# Snowbear Forum reactivation?



## Goofyexponent (Nov 29, 2008)

Ok, I am praying this gets the attention of the moderators. I am not a big user of this site, mainly due to the fact that I won a snowbear plow....and the snowbear forum was shut down.

SNOWBEAR IS BACK IN BUSINESS!! I understand the reason the old snowbear forum was closed was due to snowbear going out of business. 

They are opened again, and I for one would like to see the SNOWBEAR PLOW FORUM opened up for us to post again.


----------



## BC Handyman (Dec 15, 2010)

thats not why there is no forum, it's because they are not a sponsor anymore.


----------



## snowbear1 (Feb 28, 2010)

*snowbear plows*

it would be nice to open it again got some nice tips off it for my plow
but at least we can get parts for them


----------



## theholycow (Nov 29, 2002)

Well, you can still dig through the old threads here:
http://www.plowsite.com/forumdisplay.php?f=89

Unless they decide to sponsor again, us Snowbear users will have to work right here in "Non-Commercial Snow Removal (Home Owners, Enthusiasts, Etc.)". No big deal.
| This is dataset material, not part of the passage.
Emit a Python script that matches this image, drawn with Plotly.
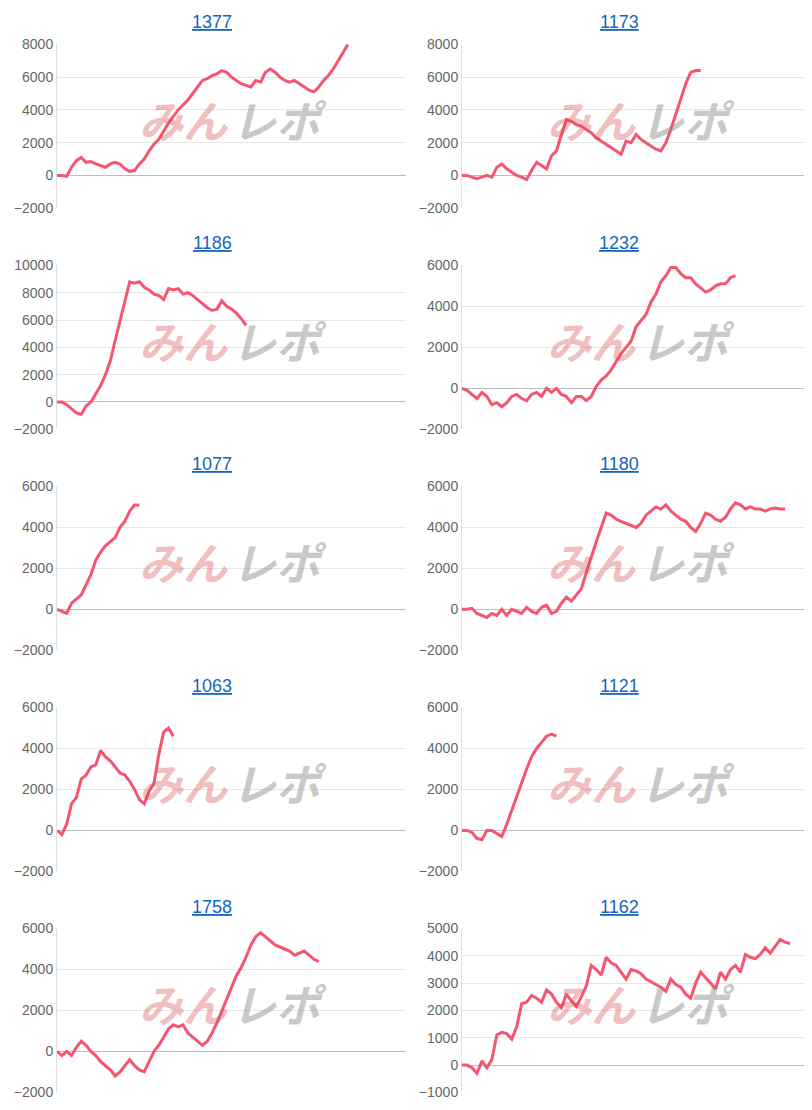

If you really don't want to be bothered with other brands, you can just do a search for Snowbear, it's a unique term that won't bring up many results that are totally irrelevant.

How about just discussing Snowbear right here in this thread?

So, this is my first year with my Snowbear. Mine's old, was garage-kept (wish I could do the same!), has the Superwinch with a chain instead of a strap. The hitch pins were missing and I was going to make do with some scrounged up bolts but in Ace hardware the other day I found a pair of 3/8" x 2 1/4" PTO lock pins for $2.50. They've got a neato springy retainer thingamabobber. Ace item #7186687, MFR # S070941ZBU, SKU # 00087196879412. I haven't mounted with them yet but I tried them in the plow and in the truck and they seem to be a perfect fit.
http://www.factoryhardwarestore.com/proddetail.asp?prod=7186687









The previous owner of my plow took his truck to a local gas station to have the truck mounts removed. They started by cutting the cross bar, but then he stopped them and explained that he wanted them removed without damaging, so they welded it back together. Well, they didn't get it right, it wasn't as wide as it needs to be or the big "pins" (not sure what I'd call them) were not parallel. It *almost* fit. I had to grind the inside-facing surface until they'd mate with the push frame...burned out the switch on my angle grinder and went ahead and bought another cheap angle grinder to finish the job. The week after I finally finished that job, I acquired a stick welder...I could have cut it and re-welded! Oh well.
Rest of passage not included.